Whereas some Iraqi Jews remember a comfortable, even idyllic life with servants, Salim’s childhood is marked by grinding poverty. The boy is forced to earn a living from an early age, while attending night school. His widowed mother cherishes the dream that her five sons would some day be doctors, lawyers, engineers, poets and scientists. The dream would come to pass – but not in Iraq. Salim is the poet and later makes a successful career as a journalist, film-maker and a founder of Israel TV’s Arabic service.

Jews more affluent were more likely to escape the WW1 Ottoman draft, but Tatran is caught up in a dragnet: despite Salim grandfather’s best efforts to hide young Jewish men, his brother Menashe is taken into the Turkish army, freezing to death on the front.

Tragedy strikes the family again when Salim’s uncle Meir is kidnapped and murdered during the 1941 Farhud pogrom in which 179 Jews were killed. Meir’s body is never found.

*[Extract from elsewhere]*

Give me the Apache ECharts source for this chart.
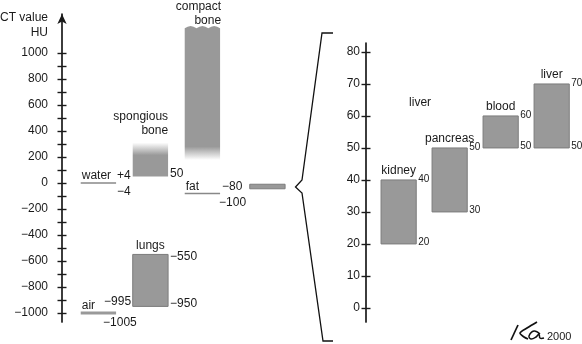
<!DOCTYPE html>
<html><head><meta charset="utf-8">
<script src="https://cdn.jsdelivr.net/npm/echarts@6/dist/echarts.min.js"></script>
<style>html,body{margin:0;padding:0;background:#fff}#c{width:582px;height:344px}</style>
</head><body><div id="c"></div>
<script>
// ---------- data: left chart (CT values, HU) ----------
const leftTicks = [-1000,-900,-800,-700,-600,-500,-400,-300,-200,-100,0,100,200,300,400,500,600,700,800,900,1000];
const leftTickLabels = [-1000,-800,-600,-400,-200,0,200,400,600,800,1000];
const lineNames = ['water', 'fat', 'air'];
const lineSlots = [1, 3, 1];
const lineValues = [0, -82, -1000];
const lineUpper = ['+4', '\u221280', '\u2212995'];
const lineLower = ['\u22124', '\u2212100', '\u22121005'];
const barNames = ['spongious\nbone', 'compact\nbone', 'lungs', ''];
const barSlots = [2, 3, 2, 4.25];
const barLow = [50, 177, -950, -45];
const barHigh = [310, 1190, -550, -10];
const barHighLabel = ['', '', '\u2212550', ''];
const barLowLabel = ['50', '', '\u2212950', ''];
// ---------- data: right chart (zoomed soft tissue range) ----------
const rightTicks = [0,10,20,30,40,50,60,70,80];
const organNames = ['kidney', 'pancreas', 'blood', 'liver'];
const organSlots = [1, 2, 3, 4];
const organLow = [20, 30, 50, 50];
const organHigh = [40, 50, 60, 70];
const strayLabel = ['liver'];
const straySlot = [1.42];
const strayValue = [64];

const FONT = "'Liberation Sans', Arial, Helvetica, sans-serif";
const INK = '#1a1a1a';
const GRAY = '#999999';
const BARW = 0.68;

function txt(x, y, text, size, align, vAlign) {
  return {type: 'text', x: x, y: y, silent: true,
    style: {text: text, fill: INK, font: size + 'px ' + FONT, align: align || 'left',
      verticalAlign: vAlign || 'middle', lineHeight: 14}};
}
const minus = v => String(v).replace('-', '\u2212');

function renderLine(params, api) {
  const i = params.dataIndex;
  const p = api.coord([api.value(0), api.value(1)]);
  const w = api.size([BARW, 0])[0];
  const x0 = p[0] - w / 2, x1 = p[0] + w / 2, y = p[1];
  const isAir = lineNames[i] === 'air';
  const ch = [{type: 'line', shape: {x1: x0, y1: y, x2: x1, y2: y},
    style: {stroke: isAir ? GRAY : '#888', lineWidth: isAir ? 3 : 1.5}}];
  ch.push(txt(x0 + 1, y - 7, lineNames[i], 12));
  if (isAir) {
    ch.push(txt(x1 - 12, y - 11, lineUpper[i], 12));
    ch.push(txt(x1 - 13, y + 10, lineLower[i], 12));
  } else {
    ch.push(txt(x1 + (i === 1 ? 2 : 1), y - 7, lineUpper[i], 12));
    ch.push(txt(x1 + (i === 1 ? -1 : 1), y + 9, lineLower[i], 12));
  }
  return {type: 'group', children: ch};
}

function renderBar(params, api) {
  const i = params.dataIndex;
  const pLo = api.coord([api.value(0), api.value(1)]);
  const pHi = api.coord([api.value(0), api.value(2)]);
  const w = api.size([BARW, 0])[0];
  const x0 = pLo[0] - w / 2, x1 = pLo[0] + w / 2, t = pHi[1], b = pLo[1];
  const ch = [];
  const name = barNames[i];
  if (name.indexOf('spongious') === 0) {
    ch.push({type: 'rect', shape: {x: x0, y: t, width: w, height: b - t},
      style: {fill: new echarts.graphic.LinearGradient(0, 0, 0, 1, [
        {offset: 0, color: 'rgba(153,153,153,0)'}, {offset: 0.37, color: GRAY}, {offset: 1, color: GRAY}])}});
    ch.push(txt(x1, t - 5, name, 12, 'right', 'bottom'));
  } else if (name.indexOf('compact') === 0) {
    const pts = [[x0, b]];
    const N = 36;
    for (let k = 0; k <= N; k++) {
      pts.push([x0 + w * k / N, t - 2.2 * Math.abs(Math.sin(3 * Math.PI * k / N))]);
    }
    pts.push([x1, b]);
    ch.push({type: 'polygon', shape: {points: pts},
      style: {fill: new echarts.graphic.LinearGradient(0, 0, 0, 1, [
        {offset: 0, color: GRAY}, {offset: 0.9, color: GRAY}, {offset: 1, color: 'rgba(153,153,153,0)'}])}});
    ch.push(txt(x1 + 1, t - 1, name, 12, 'right', 'bottom'));
  } else {
    ch.push({type: 'rect', shape: {x: x0, y: t, width: w, height: b - t},
      style: {fill: GRAY, stroke: '#7c7c7c', lineWidth: 1}});
    if (name) ch.push(txt(pLo[0], t - 2, name, 12, 'center', 'bottom'));
  }
  if (barHighLabel[i]) ch.push(txt(x1 + 2, t + 2.5, barHighLabel[i], 12));
  if (barLowLabel[i]) ch.push(txt(x1 + 2, b - 2.5, barLowLabel[i], 12));
  return {type: 'group', children: ch};
}

function renderOrgan(params, api) {
  const i = params.dataIndex;
  const pLo = api.coord([api.value(0), api.value(1)]);
  const pHi = api.coord([api.value(0), api.value(2)]);
  const w = api.size([0.69, 0])[0];
  const x0 = pLo[0] - w / 2, x1 = pLo[0] + w / 2, t = pHi[1], b = pLo[1];
  return {type: 'group', children: [
    {type: 'rect', shape: {x: x0, y: t, width: w, height: b - t},
      style: {fill: GRAY, stroke: '#7c7c7c', lineWidth: 1}},
    txt(pLo[0], t - 2, organNames[i], 12, 'center', 'bottom'),
    txt(x1 + 2, t - 1, String(organHigh[i]), 10),
    txt(x1 + 2, b - 1.5, String(organLow[i]), 10)
  ]};
}

function renderStray(params, api) {
  const p = api.coord([api.value(0), api.value(1)]);
  return txt(p[0], p[1], strayLabel[params.dataIndex], 12, 'center');
}

const axisCommon = (min, max, ticks, labels, margin, inside, showLine, arrow) => ({
  type: 'value', position: 'left', min: min, max: max, splitLine: {show: false},
  axisLine: {show: showLine, lineStyle: {color: INK, width: 1.7},
    symbol: arrow ? ['none', 'arrow'] : 'none', symbolSize: [7, 10]},
  axisTick: {show: true, inside: inside, length: 4.5, customValues: ticks, lineStyle: {color: INK, width: 1.4}},
  axisLabel: labels ? {show: true, customValues: labels, margin: margin, formatter: minus,
    color: INK, fontSize: 12, fontFamily: FONT} : {show: false}
});

const chart = echarts.init(document.getElementById('c'), null, {renderer: 'canvas'});
chart.setOption({
  backgroundColor: '#fff',
  animation: false,
  grid: [
    {left: 62, top: 14, width: 234, height: 308},
    {left: 366, top: 43, width: 213, height: 279}
  ],
  xAxis: [
    {type: 'value', gridIndex: 0, min: 0.3, max: 4.8, show: false},
    {type: 'value', gridIndex: 1, min: 0.36, max: 4.536, show: false}
  ],
  yAxis: [
    Object.assign(axisCommon(-1070, 1300, leftTicks, leftTickLabels, 14, false, true, true), {gridIndex: 0}),
    Object.assign(axisCommon(-1070, 1300, leftTicks, null, 0, true, false, false), {gridIndex: 0}),
    Object.assign(axisCommon(-4.4, 82.8, rightTicks, rightTicks, 6, false, true, false), {gridIndex: 1}),
    Object.assign(axisCommon(-4.4, 82.8, rightTicks, null, 0, true, false, false), {gridIndex: 1})
  ],
  series: [
    {type: 'custom', xAxisIndex: 0, yAxisIndex: 0, clip: false, renderItem: renderLine,
      encode: {x: 0, y: 1}, data: lineSlots.map((s, i) => [s, lineValues[i]])},
    {type: 'custom', xAxisIndex: 0, yAxisIndex: 0, clip: false, renderItem: renderBar,
      encode: {x: 0, y: [1, 2]}, data: barSlots.map((s, i) => [s, barLow[i], barHigh[i]])},
    {type: 'custom', xAxisIndex: 1, yAxisIndex: 2, clip: false, renderItem: renderOrgan,
      encode: {x: 0, y: [1, 2]}, data: organSlots.map((s, i) => [s, organLow[i], organHigh[i]])},
    {type: 'custom', xAxisIndex: 1, yAxisIndex: 2, clip: false, renderItem: renderStray,
      encode: {x: 0, y: 1}, data: straySlot.map((s, i) => [s, strayValue[i]])}
  ],
  graphic: [
    {type: 'text', x: 48, y: 18, style: {text: 'CT value', fill: INK, font: '12px ' + FONT, align: 'right', verticalAlign: 'middle'}},
    {type: 'text', x: 48, y: 33, style: {text: 'HU', fill: INK, font: '12px ' + FONT, align: 'right', verticalAlign: 'middle'}},
    {type: 'polyline', shape: {points: [[333, 33], [322, 33], [302, 180], [295.5, 187], [302, 193], [323, 341], [333, 341]]},
      style: {stroke: '#111', lineWidth: 1.3, fill: null}},
    {type: 'polyline', shape: {points: [[511, 340], [518, 325]]}, style: {stroke: '#111', lineWidth: 1.7, fill: null}},
    {type: 'polyline', shape: {points: [[537, 322], [527, 328], [520, 333], [524, 337], [528, 339]], smooth: 0.3},
      style: {stroke: '#111', lineWidth: 1.7, fill: null}},
    {type: 'polyline', shape: {points: [[540, 334], [534, 331], [529, 336], [531, 339], [536, 337], [539, 334], [540, 338], [544, 338]], smooth: 0.4},
      style: {stroke: '#111', lineWidth: 1.5, fill: null}},
    {type: 'text', x: 547, y: 337, style: {text: '2000', fill: INK, font: '11px ' + FONT, align: 'left', verticalAlign: 'middle'}}
  ]
});
</script>
</body></html>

The family survive a night of murder and rape by bribing a policeman with a shotgun into protecting them, by paying him half a dinar per shot. 

Another uncle, Naim, drinks and smokes himself to an early death and a third, Joseph, is lured into the desert and murdered by two Bedouin associates.
After the catastrophe of the Farhud, triggered by an atmosphere poisoned by antisemitism imported from the Third Reich, the Jews of Baghdad sense they are living on borrowed time. Of the two paths offering redemption, Zionism and Communism, Salim chooses Communism. The Wathba protest movement of January 1948 against the neo-colonial Portsmouth Treaty with the British looms larger in Salim’s life than the war in Palestine. 

As the keeper of the local Communist underground’s library in a bag under his bed, Salim narrowly escapes arrest by convincing the secret police that Chekhov was not a Marxist. He is a marked man but cannot afford to pay his passage out of Iraq. ‘Zionism was for Jews who had money’, he claims. But like other Jewish Communists, he eventually is forced to run for his life – to Israel. 

A word about the vivid women characters who populate the book: the oversexed Habiba, who runs away with a Muslim to escape an arranged marriage, but is lured into prostitution; Salim’s first love Hanan, as daring a dalliance as the times then allowed; Tova, the Russian Jew on the run during WW2 to Israel, who finds in the Fattal family a substitute for her own.

Salim Fattal was motivated to write ‘In the Alleys of Baghdad’ in order to scotch one of the great myths of the age: “Before the Jewish state was established, there existed nothing to harm good relations between Arabs and Jews.” His Baghdad was a spirited city of warm interpersonal relations and humour, but it was also a place of untimely death, gallows and pogroms. Salim has dredged up his Baghdad from the ocean floor, but as with the Titanic, there is nothing much worth salvaging any more.